§ What to produce
Your task is to repeat all of the data exactly while excluding the pictures.

··· Given material ···

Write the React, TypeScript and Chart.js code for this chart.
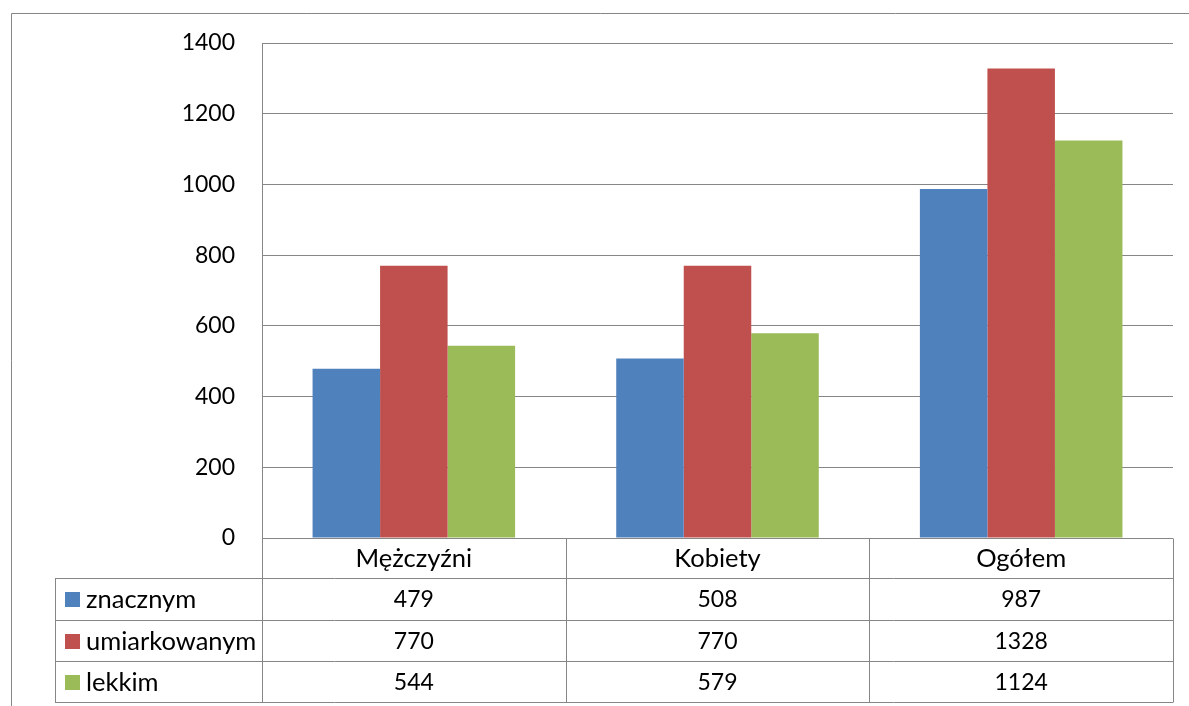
import React, { useEffect, useRef } from "react";
import { Chart, registerables } from "chart.js";

Chart.register(...registerables);

const categories = ["Mężczyźni", "Kobiety", "Ogółem"];
const seriesNames = ["znacznym", "umiarkowanym", "lekkim"];
const znacznym = [479, 508, 987];
const umiarkowanym = [770, 770, 1328];
const lekkim = [544, 579, 1124];
const seriesColors = ["#4F81BD", "#C0504D", "#9BBB59"];
const yMin = 0;
const yMax = 1400;
const yStep = 200;

const FONT = "Lato, 'Open Sans', sans-serif";
const NUM_SIZE = 23;
const WORD_SIZE = 25.5;
const LINE = "#868686";

const tablePlugin = {
  id: "dataTable",
  afterDraw(chart: any) {
    const ctx = chart.ctx;
    const area = chart.chartArea;
    const xs = chart.scales.x;
    const n = categories.length;
    const cw = (area.right - area.left) / n;
    const cols = Array.from({ length: n + 1 }, (_, i) => area.left + i * cw);
    const tableLeft = 55;
    const headerTop = area.bottom;
    const rowLines = [headerTop, 578, 620, 661, 702];
    ctx.save();
    ctx.strokeStyle = LINE;
    ctx.lineWidth = 1;
    const px = (v: number) => Math.round(v) + 0.5;
    ctx.beginPath();
    ctx.rect(11.5, 13.5, 1300, 800);
    rowLines.forEach((y, i) => {
      const x0 = i === 0 ? area.left : tableLeft;
      ctx.moveTo(x0, px(y));
      ctx.lineTo(area.right, px(y));
    });
    ctx.moveTo(px(tableLeft), px(rowLines[1]));
    ctx.lineTo(px(tableLeft), px(rowLines[4]));
    cols.forEach((x) => {
      ctx.moveTo(px(x), px(headerTop));
      ctx.lineTo(px(x), px(rowLines[4]));
    });
    ctx.stroke();

    ctx.fillStyle = "#000";
    ctx.textBaseline = "middle";
    ctx.textAlign = "center";
    ctx.font = `${WORD_SIZE}px ${FONT}`;
    categories.forEach((c, i) => {
      const cx = xs.getPixelForValue(i);
      ctx.fillText(c, cx, (rowLines[0] + rowLines[1]) / 2 + 1);
    });
    const data = [znacznym, umiarkowanym, lekkim];
    data.forEach((vals, r) => {
      const cy = (rowLines[r + 1] + rowLines[r + 2]) / 2 + 1;
      ctx.font = `${NUM_SIZE}px ${FONT}`;
      vals.forEach((v, i) => {
        const cx = xs.getPixelForValue(i);
        ctx.textAlign = "center";
        ctx.fillStyle = "#000";
        ctx.fillText(String(v), cx, cy);
      });
      ctx.fillStyle = seriesColors[r];
      ctx.fillRect(65, Math.round(cy - 8), 15, 15);
      ctx.fillStyle = "#000";
      ctx.textAlign = "left";
      ctx.font = `${WORD_SIZE}px ${FONT}`;
      ctx.fillText(seriesNames[r], 86, cy);
    });
    ctx.restore();
  },
};

export default function App() {
  const ref = useRef<HTMLCanvasElement>(null);
  useEffect(() => {
    if (!ref.current) return;
    const datasets = [znacznym, umiarkowanym, lekkim].map((d, i) => ({
      label: seriesNames[i],
      data: d,
      backgroundColor: seriesColors[i],
      borderWidth: 0,
      categoryPercentage: 0.667,
      barPercentage: 1,
    }));
    const chart = new Chart(ref.current, {
      type: "bar",
      data: { labels: categories, datasets },
      options: {
        responsive: false,
        animation: false,
        layout: { padding: { top: 43, right: 16, left: 0, bottom: 0 } },
        plugins: { legend: { display: false }, tooltip: { enabled: false } },
        scales: {
          x: {
            grid: { display: false },
            ticks: { display: false },
            border: { display: false },
            afterFit: (s: any) => {
              s.height = 168;
            },
          },
          y: {
            min: yMin,
            max: yMax,
            ticks: {
              stepSize: yStep,
              color: "#000",
              font: { family: FONT, size: NUM_SIZE },
              padding: 27,
              callback: (v: any) => String(v),
            },
            grid: { color: LINE, drawTicks: false, lineWidth: 1 },
            border: { color: LINE },
            afterFit: (s: any) => {
              s.width = 262;
            },
          },
        },
      },
      plugins: [tablePlugin],
    });
    return () => chart.destroy();
  }, []);
  return (
    <div style={{ position: "fixed", left: 0, top: 0, width: 1189, height: 706, background: "#fff" }}>
      <canvas ref={ref} width={1189} height={706} style={{ display: "block" }} />
    </div>
  );
}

···

§ Solution to this problem
Write the React, TypeScript and Chart.js code for this chart.
import React, { useEffect, useRef } from "react";
import { Chart, registerables } from "chart.js";

Chart.register(...registerables);

const categories = ["Mężczyźni", "Kobiety", "Ogółem"];
const seriesNames = ["znacznym", "umiarkowanym", "lekkim"];
const znacznym = [479, 508, 987];
const umiarkowanym = [770, 770, 1328];
const lekkim = [544, 579, 1124];
const seriesColors = ["#4F81BD", "#C0504D", "#9BBB59"];
const yMin = 0;
const yMax = 1400;
const yStep = 200;

const FONT = "Lato, 'Open Sans', sans-serif";
const NUM_SIZE = 23;
const WORD_SIZE = 25.5;
const LINE = "#868686";

const tablePlugin = {
  id: "dataTable",
  afterDraw(chart: any) {
    const ctx = chart.ctx;
    const area = chart.chartArea;
    const xs = chart.scales.x;
    const n = categories.length;
    const cw = (area.right - area.left) / n;
    const cols = Array.from({ length: n + 1 }, (_, i) => area.left + i * cw);
    const tableLeft = 55;
    const headerTop = area.bottom;
    const rowLines = [headerTop, 578, 620, 661, 702];
    ctx.save();
    ctx.strokeStyle = LINE;
    ctx.lineWidth = 1;
    const px = (v: number) => Math.round(v) + 0.5;
    ctx.beginPath();
    ctx.rect(11.5, 13.5, 1300, 800);
    rowLines.forEach((y, i) => {
      const x0 = i === 0 ? area.left : tableLeft;
      ctx.moveTo(x0, px(y));
      ctx.lineTo(area.right, px(y));
    });
    ctx.moveTo(px(tableLeft), px(rowLines[1]));
    ctx.lineTo(px(tableLeft), px(rowLines[4]));
    cols.forEach((x) => {
      ctx.moveTo(px(x), px(headerTop));
      ctx.lineTo(px(x), px(rowLines[4]));
    });
    ctx.stroke();

    ctx.fillStyle = "#000";
    ctx.textBaseline = "middle";
    ctx.textAlign = "center";
    ctx.font = `${WORD_SIZE}px ${FONT}`;
    categories.forEach((c, i) => {
      const cx = xs.getPixelForValue(i);
      ctx.fillText(c, cx, (rowLines[0] + rowLines[1]) / 2 + 1);
    });
    const data = [znacznym, umiarkowanym, lekkim];
    data.forEach((vals, r) => {
      const cy = (rowLines[r + 1] + rowLines[r + 2]) / 2 + 1;
      ctx.font = `${NUM_SIZE}px ${FONT}`;
      vals.forEach((v, i) => {
        const cx = xs.getPixelForValue(i);
        ctx.textAlign = "center";
        ctx.fillStyle = "#000";
        ctx.fillText(String(v), cx, cy);
      });
      ctx.fillStyle = seriesColors[r];
      ctx.fillRect(65, Math.round(cy - 8), 15, 15);
      ctx.fillStyle = "#000";
      ctx.textAlign = "left";
      ctx.font = `${WORD_SIZE}px ${FONT}`;
      ctx.fillText(seriesNames[r], 86, cy);
    });
    ctx.restore();
  },
};

export default function App() {
  const ref = useRef<HTMLCanvasElement>(null);
  useEffect(() => {
    if (!ref.current) return;
    const datasets = [znacznym, umiarkowanym, lekkim].map((d, i) => ({
      label: seriesNames[i],
      data: d,
      backgroundColor: seriesColors[i],
      borderWidth: 0,
      categoryPercentage: 0.667,
      barPercentage: 1,
    }));
    const chart = new Chart(ref.current, {
      type: "bar",
      data: { labels: categories, datasets },
      options: {
        responsive: false,
        animation: false,
        layout: { padding: { top: 43, right: 16, left: 0, bottom: 0 } },
        plugins: { legend: { display: false }, tooltip: { enabled: false } },
        scales: {
          x: {
            grid: { display: false },
            ticks: { display: false },
            border: { display: false },
            afterFit: (s: any) => {
              s.height = 168;
            },
          },
          y: {
            min: yMin,
            max: yMax,
            ticks: {
              stepSize: yStep,
              color: "#000",
              font: { family: FONT, size: NUM_SIZE },
              padding: 27,
              callback: (v: any) => String(v),
            },
            grid: { color: LINE, drawTicks: false, lineWidth: 1 },
            border: { color: LINE },
            afterFit: (s: any) => {
              s.width = 262;
            },
          },
        },
      },
      plugins: [tablePlugin],
    });
    return () => chart.destroy();
  }, []);
  return (
    <div style={{ position: "fixed", left: 0, top: 0, width: 1189, height: 706, background: "#fff" }}>
      <canvas ref={ref} width={1189} height={706} style={{ display: "block" }} />
    </div>
  );
}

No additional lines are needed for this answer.